The best-case scenario is that U.S. Secretary of State Marco Rubio uses his new leverage not only to revive the Venezuelan economy and rebuild the oil sector, as he and Trump have promised, but also to implement gradual institutional reform that could foster redemocratization: guaranteeing opposition seats on the Supreme Court, on the Electoral Council, and in the cabinet; removing bans on opposition candidates; releasing political prisoners and curbing repression; and revising or rewriting the constitution to lower the stakes of power, for example. All of that would set the stage for free and fair elections.

So far neither Trump nor Rubio has emphasized any of these goals, though some political prisoners have been released. But I hold out hope that the same South Florida political pressures that partly motivated Maduro's arrest could potentially lead Rubio toward institutional reform, too.

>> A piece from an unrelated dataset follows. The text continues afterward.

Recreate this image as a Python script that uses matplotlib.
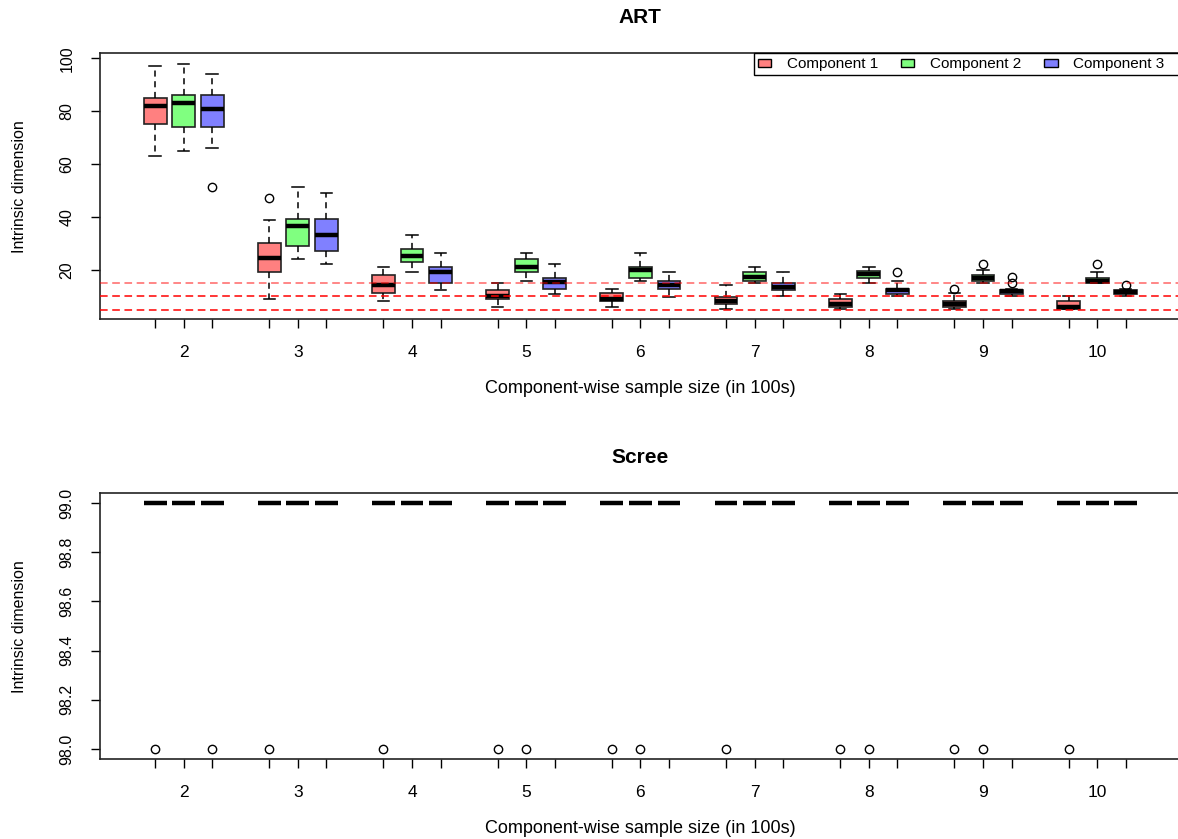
import matplotlib.pyplot as plt
from matplotlib.patches import Patch

plt.rcParams['font.family'] = ['Liberation Sans', 'DejaVu Sans']

groups = [2, 3, 4, 5, 6, 7, 8, 9, 10]
components = ['Component 1', 'Component 2', 'Component 3']
colors = ['#FF8080', '#80FF80', '#8080FF']

# ART box summaries, one list per component (groups 2..10)
art_med = [[82, 24.6, 14.2, 10.0, 8.9, 8.4, 7.1, 7.1, 5.9],
           [83, 36.4, 25.3, 21.1, 20.0, 17.2, 18.4, 16.9, 15.8],
           [81, 33.2, 19.1, 15.3, 14.1, 13.7, 12.2, 11.9, 11.7]]
art_q1 = [[75, 19.2, 11.2, 8.8, 8.2, 7.0, 5.9, 5.9, 5.3],
          [74, 29.1, 23.1, 19.1, 17.0, 15.8, 17.0, 15.8, 15.2],
          [74, 27.1, 15.2, 12.8, 12.9, 12.2, 11.0, 11.0, 11.0]]
art_q3 = [[85, 30.3, 18.1, 12.2, 11.2, 9.9, 8.9, 8.2, 8.2],
          [86, 39.2, 27.9, 24.0, 20.9, 19.1, 19.7, 18.1, 17.1],
          [86, 39.2, 21.0, 17.1, 15.8, 15.0, 12.9, 12.4, 12.2]]
art_lo = [[63, 9.0, 8.2, 5.9, 5.9, 5.3, 5.3, 5.3, 5.3],
          [65, 24.0, 19.2, 15.8, 15.8, 15.2, 15.2, 15.2, 15.2],
          [66, 22.1, 12.2, 11.0, 9.9, 10.0, 10.0, 10.0, 10.0]]
art_hi = [[97, 38.9, 20.9, 15.2, 12.9, 14.1, 11.0, 11.2, 10.0],
          [98, 51.2, 33.1, 26.2, 26.2, 20.9, 20.9, 20.0, 19.1],
          [94, 49.0, 26.2, 22.1, 19.1, 19.1, 15.8, 12.9, 12.9]]
art_out = [[[], [47], [], [], [], [], [], [12.9], []],
           [[], [], [], [], [], [], [], [22.4], [22.1]],
           [[51.4], [], [], [], [], [], [19.1], [15.0, 17.2], [14.1]]]
ref_dims = [15, 10, 5]

# Scree: every box sits at 99, some runs give a 98 outlier
scree_value = 99
scree_outlier = 98
scree_has_out = [[1, 1, 1, 1, 1, 1, 1, 1, 1],
                 [0, 0, 0, 1, 1, 0, 1, 1, 0],
                 [1, 0, 0, 0, 0, 0, 0, 0, 0]]

W, H = 1178, 839
fig = plt.figure(figsize=(W / 100, H / 100), dpi=100)
ax1 = fig.add_axes([100 / W, 1 - 319.3 / H, 1080 / W, 266 / H])
ax2 = fig.add_axes([100 / W, 1 - 759.3 / H, 1080 / W, 266 / H])


def positions(c):
    return [4 * i + c + 1 for i in range(len(groups))]


def draw(ax, stats, c):
    ax.bxp(stats, positions=positions(c), widths=0.8, patch_artist=True,
           manage_ticks=False,
           boxprops=dict(facecolor=colors[c], edgecolor='#222222', lw=1.2),
           medianprops=dict(color='black', lw=3.2, solid_capstyle='butt'),
           whiskerprops=dict(color='black', lw=1.1, ls=(0, (4, 3))),
           capprops=dict(color='black', lw=1.1),
           flierprops=dict(marker='o', mfc='none', mec='black', ms=6, mew=1))


for c in range(3):
    stats = []
    for i in range(len(groups)):
        stats.append(dict(med=art_med[c][i], q1=art_q1[c][i], q3=art_q3[c][i],
                          whislo=art_lo[c][i], whishi=art_hi[c][i],
                          fliers=art_out[c][i]))
    draw(ax1, stats, c)

    stats = []
    for i in range(len(groups)):
        fl = [scree_outlier] if scree_has_out[c][i] else []
        stats.append(dict(med=scree_value, q1=scree_value, q3=scree_value,
                          whislo=scree_value, whishi=scree_value, fliers=fl))
    draw(ax2, stats, c)

for y in ref_dims:
    ax1.axhline(y, color='red', lw=1.1, ls=(0, (5, 3)), zorder=5,
                alpha=0.6 if y == ref_dims[0] else 1)

ax1.set_ylim(1.3, 101.9)
ax1.set_yticks([20, 40, 60, 80, 100])
ax2.set_ylim(97.958, 99.04)
ax2.set_yticks([98.0, 98.2, 98.4, 98.6, 98.8, 99.0])
ax2.set_yticklabels(['98.0', '98.2', '98.4', '98.6', '98.8', '99.0'])

all_pos = sorted(positions(0) + positions(1) + positions(2))
centers = positions(1)
xlabels = [str(groups[centers.index(p)]) if p in centers else '' for p in all_pos]
for ax, title in [(ax1, 'ART'), (ax2, 'Scree')]:
    ax.set_xlim(-0.93, 36.9)
    ax.set_xticks(all_pos, labels=xlabels)
    ax.tick_params(axis='x', length=6.5, width=1, pad=12, labelsize=12.5)
    ax.tick_params(axis='y', length=6.5, width=1, pad=12, labelsize=11.5,
                   labelrotation=90)
    plt.setp(ax.get_yticklabels(), va='center')
    for s in ax.spines.values():
        s.set_linewidth(1.2)
        s.set_color('#222222')
    ax.set_title(title, fontweight='bold', fontsize=15, pad=22)
    ax.set_xlabel('Component-wise sample size (in 100s)', fontsize=13)
    ax.set_ylabel('Intrinsic dimension', fontsize=11.5)
    ax.xaxis.set_label_coords(0.5, -0.228)
    ax.yaxis.set_label_coords(-0.0676, 0.5)

handles = [Patch(facecolor=colors[c], edgecolor='black', lw=1) for c in range(3)]
leg_labels = components[:2] + [components[2] + '    ']
ax1.legend(handles, leg_labels, loc='upper right', ncol=3, fontsize=11,
           bbox_to_anchor=((1185 - 100) / 1080, 1.0), borderaxespad=0,
           borderpad=0.25, fancybox=False, edgecolor='black', framealpha=1,
           handlelength=0.9, handleheight=0.45, handletextpad=1.0,
           columnspacing=1.5)

fig.savefig('out.png', dpi=100)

One worst-case scenario is that a fracture in the Chavista leadership leads to large-scale violence. At this writing that doesn't appear imminent. Another violent possibility is cyclical breakdown of the U.S.-Venezuela modus vivendi, in which the United States periodically uses military force to induce compliance from Caracas.

Perhaps a more likely scenario is that the new oil and trade deals with Washington bring some measure of economic recovery, allowing Delcy Rodríguez and her associates to further consolidate the authoritarian Chavista regime. That might improve standards of living but would not restore Venezuelans' long-lost political rights.

This interview has been lightly edited for length and clarity.